At 4:17 p.m. (EDT) on 20 July 1969, John Houbolt, now a senior consultant with the innovative Aeronautical Research Associates of Princeton, New Jersey, sat inconspicuously as one of the invited guests and dignitaries in the viewing room of Mission Control at the Manned Spacecraft Center in Houston. Like so many others around the world at that moment, he listened in wonder to the deliberately spoken yet wildly dramatic words of Apollo 11 astronaut Neil Armstrong: "Houston, Tranquility Base here. The Eagle has landed "

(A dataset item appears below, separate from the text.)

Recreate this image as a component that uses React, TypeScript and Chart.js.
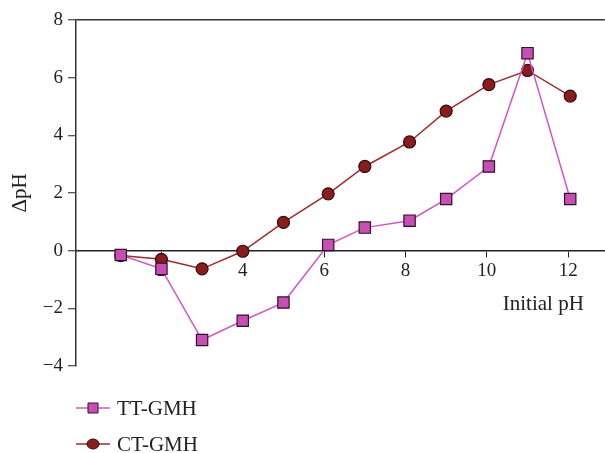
import React, { useEffect, useRef } from "react";
import { Chart, registerables } from "chart.js";

Chart.register(...registerables);

const initialPH = [1, 2, 3, 4, 5, 6.1, 7, 8.1, 9, 10.05, 11, 12.05];
const ttGMH = [-0.15, -0.63, -3.1, -2.43, -1.8, 0.2, 0.8, 1.04, 1.79, 2.92, 6.85, 1.79];
const ctGMH = [-0.17, -0.3, -0.63, -0.02, 0.98, 1.97, 2.92, 3.77, 4.84, 5.76, 6.25, 5.36];
const xTicks = [2, 4, 6, 8, 10, 12];
const seriesLabels = ["TT-GMH", "CT-GMH"];
const xTitle = "Initial pH";
const yTitle = "\u0394pH";

const FONT = "'Liberation Serif', 'DejaVu Serif', serif";
const TEXT = "#222";
const VIEW_W = 605;
const CANVAS_W = 614;

const legendPlugin = {
  id: "lineLegend",
  afterDraw(chart: any) {
    const ctx = chart.ctx;
    const area = chart.chartArea;
    const ys = chart.scales.y;
    const right = Math.min(area.right, VIEW_W);
    ctx.save();
    // x-axis title
    ctx.font = `21px ${FONT}`;
    ctx.fillStyle = TEXT;
    ctx.textAlign = "right";
    ctx.textBaseline = "middle";
    ctx.fillText(xTitle, right - 21, ys.getPixelForValue(0) + 54);
    // legend
    chart.data.datasets.forEach((ds: any, i: number) => {
      const y = area.bottom + 42 + i * 36;
      const x0 = area.left;
      const x1 = area.left + 34;
      ctx.strokeStyle = ds.borderColor;
      ctx.lineWidth = 1.5;
      ctx.beginPath();
      ctx.moveTo(x0, y);
      ctx.lineTo(x1, y);
      ctx.stroke();
      const cx = (x0 + x1) / 2;
      ctx.fillStyle = ds.pointBackgroundColor;
      ctx.strokeStyle = ds.pointBorderColor;
      ctx.lineWidth = 1;
      ctx.beginPath();
      if (ds.pointStyle === "rect") {
        ctx.rect(cx - 5, y - 5, 10, 10);
      } else {
        ctx.ellipse(cx, y, 6, 5, 0, 0, Math.PI * 2);
      }
      ctx.fill();
      ctx.stroke();
      ctx.font = `21px ${FONT}`;
      ctx.fillStyle = TEXT;
      ctx.textAlign = "left";
      ctx.textBaseline = "middle";
      ctx.fillText(ds.label, x1 + 7, y + 1);
    });
    ctx.restore();
  },
};

export default function App() {
  const ref = useRef<HTMLCanvasElement | null>(null);
  useEffect(() => {
    document.body.style.margin = "0";
    if (!ref.current) return;
    const chart = new Chart(ref.current, {
      type: "line",
      data: {
        labels: initialPH,
        datasets: [
          {
            label: seriesLabels[0],
            data: initialPH.map((x, i) => ({ x, y: ttGMH[i] })),
            borderColor: "#d355c3",
            backgroundColor: "#c94db5",
            borderWidth: 1.5,
            pointStyle: "rect",
            pointRadius: 8,
            pointHoverRadius: 8,
            pointBackgroundColor: "#c94db5",
            pointBorderColor: "#2a1626",
            pointBorderWidth: 1.2,
            tension: 0,
          },
          {
            label: seriesLabels[1],
            data: initialPH.map((x, i) => ({ x, y: ctGMH[i] })),
            borderColor: "#a3282a",
            backgroundColor: "#8e1b1b",
            borderWidth: 1.5,
            pointStyle: "circle",
            pointRadius: 6,
            pointHoverRadius: 6,
            pointBackgroundColor: "#8e1b1b",
            pointBorderColor: "#2a1010",
            pointBorderWidth: 1.2,
            tension: 0,
          },
        ],
      },
      options: {
        animation: false,
        responsive: false,
        maintainAspectRatio: false,
        layout: { padding: { top: 20, bottom: 87, right: 0, left: 0 } },
        plugins: {
          legend: { display: false },
          tooltip: { enabled: false },
        },
        scales: {
          x: {
            type: "linear",
            position: { y: 0 } as any,
            min: -0.1,
            max: 12.9,
            afterBuildTicks: (axis: any) => {
              axis.ticks = xTicks.map((v) => ({ value: v }));
            },
            grid: {
              drawOnChartArea: false,
              drawTicks: true,
              tickLength: 6,
              tickColor: "#222",
              tickWidth: 1,
            },
            border: { display: true, color: "#222", width: 1.5 },
            ticks: {
              font: { family: FONT, size: 19 },
              color: TEXT,
              padding: 3,
              maxRotation: 0,
            },
          },
          y: {
            type: "linear",
            min: -4,
            max: 8,
            afterFit: (scale: any) => {
              scale.width = 76;
            },
            grid: {
              color: (c: any) => (c.tick && c.tick.value === 8 ? "#333" : "rgba(0,0,0,0)"),
              lineWidth: 1.5,
              tickLength: 8,
              tickColor: "#222",
              tickWidth: 1,
            },
            border: { display: true, color: "#333", width: 1.5 },
            ticks: {
              stepSize: 2,
              font: { family: FONT, size: 19 },
              color: TEXT,
              padding: 5,
              callback: (v: any) => (Number(v) < 0 ? "\u2212" + Math.abs(Number(v)) : String(v)),
            },
            title: {
              display: true,
              text: yTitle,
              font: { family: FONT, size: 21 },
              color: TEXT,
              padding: { top: 8, bottom: 0 },
            },
          },
        },
      },
      plugins: [legendPlugin],
    });
    return () => chart.destroy();
  }, []);
  return (
    <div style={{ position: "relative", width: VIEW_W, height: 453, overflow: "hidden" }}>
      <canvas ref={ref} width={CANVAS_W} height={453} style={{ display: "block" }} />
    </div>
  );
}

Alternate cheering and shushing followed that precious moment, when Americans landed and stepped onto the moon for the first time. Turning from his seat, NASA's master rocketeer, Wernher von Braun, found Houbolt's eye among all the others, gave him the okay sign, and said to him simply, "John, it worked beautifully.''126


* One can summarize the LOR concept with three specifications: (1) Only a specially designed LEM would actually descend to the moon's surface; (2) Only a portion of that LEM, the ascent stage, would return to dock with the CM in lunar orbit; and (3) Only the CM or Apollo capsule itself, with its protective heat shield, would fall back to earth.

** This scenario would indeed happen during the mission of Apollo 13, when outward bound and 200,000 miles from earth, an explosion in one of the oxygen tanks within the service module caused a leak in another oxygen tank and confronted NASA with an urgent life threatening problem. NASA solved the problem by having the astronauts head home, without landing, and by moving them temporarily into the atmosphere of the LEM.

*** The former chief of design for the Avro Arrow aircraft, Chamberlin had been recruited by the STG in late 1959.

**** Houbolt believes that Seemams created the Lundin Committee solely in response to his letter. "The story I got [from somebody else at NASA headquarters] was that my letter jolted Seamans, and he got up at five o'clock in the morning, got on the phone, called several people and said, 'Be at my office at seven o'clock'.... And then they formed the Lundin Committee." No documents exist to back up Houbolt's version of the story . Based on what Seamans has said about the formation of the Lundin Committee, there is no doubt that Houbolt's letter did contribute directly to its establishment but perhaps not as exclusively as Houbolt has heard. (Houbolt interview with author, Williamsburg, Va., 24 Aug. 1989, transcript, p 31, Langley Historical Archives.)